▽

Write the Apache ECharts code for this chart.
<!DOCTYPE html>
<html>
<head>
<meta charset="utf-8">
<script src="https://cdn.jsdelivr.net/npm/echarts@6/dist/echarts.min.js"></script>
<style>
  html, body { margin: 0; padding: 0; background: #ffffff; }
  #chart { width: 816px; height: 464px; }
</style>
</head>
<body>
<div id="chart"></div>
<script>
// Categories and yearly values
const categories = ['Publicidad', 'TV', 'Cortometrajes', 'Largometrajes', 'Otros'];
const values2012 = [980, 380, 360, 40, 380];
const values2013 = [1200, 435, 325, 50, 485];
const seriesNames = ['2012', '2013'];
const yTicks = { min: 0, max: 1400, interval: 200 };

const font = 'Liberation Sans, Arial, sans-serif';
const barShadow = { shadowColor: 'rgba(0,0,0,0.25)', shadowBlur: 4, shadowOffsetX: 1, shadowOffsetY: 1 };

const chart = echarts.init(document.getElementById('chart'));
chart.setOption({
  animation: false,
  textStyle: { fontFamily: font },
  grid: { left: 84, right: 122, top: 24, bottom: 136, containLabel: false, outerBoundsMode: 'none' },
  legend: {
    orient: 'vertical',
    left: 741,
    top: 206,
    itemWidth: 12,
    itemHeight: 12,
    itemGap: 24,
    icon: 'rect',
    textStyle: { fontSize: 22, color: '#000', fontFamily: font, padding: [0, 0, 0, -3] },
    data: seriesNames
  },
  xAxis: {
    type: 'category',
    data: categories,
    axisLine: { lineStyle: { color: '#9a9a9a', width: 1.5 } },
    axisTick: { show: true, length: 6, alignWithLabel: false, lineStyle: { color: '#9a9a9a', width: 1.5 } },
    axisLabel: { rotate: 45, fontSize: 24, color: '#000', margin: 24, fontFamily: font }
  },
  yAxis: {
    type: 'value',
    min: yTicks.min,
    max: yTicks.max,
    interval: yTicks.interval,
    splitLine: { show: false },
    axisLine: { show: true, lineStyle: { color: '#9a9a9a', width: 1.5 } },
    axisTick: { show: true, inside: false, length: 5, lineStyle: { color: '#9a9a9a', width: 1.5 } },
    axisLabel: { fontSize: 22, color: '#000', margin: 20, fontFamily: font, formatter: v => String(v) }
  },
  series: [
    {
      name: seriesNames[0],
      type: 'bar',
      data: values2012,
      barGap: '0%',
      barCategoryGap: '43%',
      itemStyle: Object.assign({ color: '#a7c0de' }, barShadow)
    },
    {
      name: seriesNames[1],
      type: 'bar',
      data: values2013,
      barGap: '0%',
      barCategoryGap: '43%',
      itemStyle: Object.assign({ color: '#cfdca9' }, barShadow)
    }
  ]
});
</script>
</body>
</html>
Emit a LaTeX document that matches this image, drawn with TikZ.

△

• **What to work on**:
Repeat the records exactly, including every line.

• **Reply**:
Write the Apache ECharts code for this chart.
<!DOCTYPE html>
<html>
<head>
<meta charset="utf-8">
<script src="https://cdn.jsdelivr.net/npm/echarts@6/dist/echarts.min.js"></script>
<style>
  html, body { margin: 0; padding: 0; background: #ffffff; }
  #chart { width: 816px; height: 464px; }
</style>
</head>
<body>
<div id="chart"></div>
<script>
// Categories and yearly values
const categories = ['Publicidad', 'TV', 'Cortometrajes', 'Largometrajes', 'Otros'];
const values2012 = [980, 380, 360, 40, 380];
const values2013 = [1200, 435, 325, 50, 485];
const seriesNames = ['2012', '2013'];
const yTicks = { min: 0, max: 1400, interval: 200 };

const font = 'Liberation Sans, Arial, sans-serif';
const barShadow = { shadowColor: 'rgba(0,0,0,0.25)', shadowBlur: 4, shadowOffsetX: 1, shadowOffsetY: 1 };

const chart = echarts.init(document.getElementById('chart'));
chart.setOption({
  animation: false,
  textStyle: { fontFamily: font },
  grid: { left: 84, right: 122, top: 24, bottom: 136, containLabel: false, outerBoundsMode: 'none' },
  legend: {
    orient: 'vertical',
    left: 741,
    top: 206,
    itemWidth: 12,
    itemHeight: 12,
    itemGap: 24,
    icon: 'rect',
    textStyle: { fontSize: 22, color: '#000', fontFamily: font, padding: [0, 0, 0, -3] },
    data: seriesNames
  },
  xAxis: {
    type: 'category',
    data: categories,
    axisLine: { lineStyle: { color: '#9a9a9a', width: 1.5 } },
    axisTick: { show: true, length: 6, alignWithLabel: false, lineStyle: { color: '#9a9a9a', width: 1.5 } },
    axisLabel: { rotate: 45, fontSize: 24, color: '#000', margin: 24, fontFamily: font }
  },
  yAxis: {
    type: 'value',
    min: yTicks.min,
    max: yTicks.max,
    interval: yTicks.interval,
    splitLine: { show: false },
    axisLine: { show: true, lineStyle: { color: '#9a9a9a', width: 1.5 } },
    axisTick: { show: true, inside: false, length: 5, lineStyle: { color: '#9a9a9a', width: 1.5 } },
    axisLabel: { fontSize: 22, color: '#000', margin: 20, fontFamily: font, formatter: v => String(v) }
  },
  series: [
    {
      name: seriesNames[0],
      type: 'bar',
      data: values2012,
      barGap: '0%',
      barCategoryGap: '43%',
      itemStyle: Object.assign({ color: '#a7c0de' }, barShadow)
    },
    {
      name: seriesNames[1],
      type: 'bar',
      data: values2013,
      barGap: '0%',
      barCategoryGap: '43%',
      itemStyle: Object.assign({ color: '#cfdca9' }, barShadow)
    }
  ]
});
</script>
</body>
</html>
Emit a LaTeX document that matches this image, drawn with TikZ.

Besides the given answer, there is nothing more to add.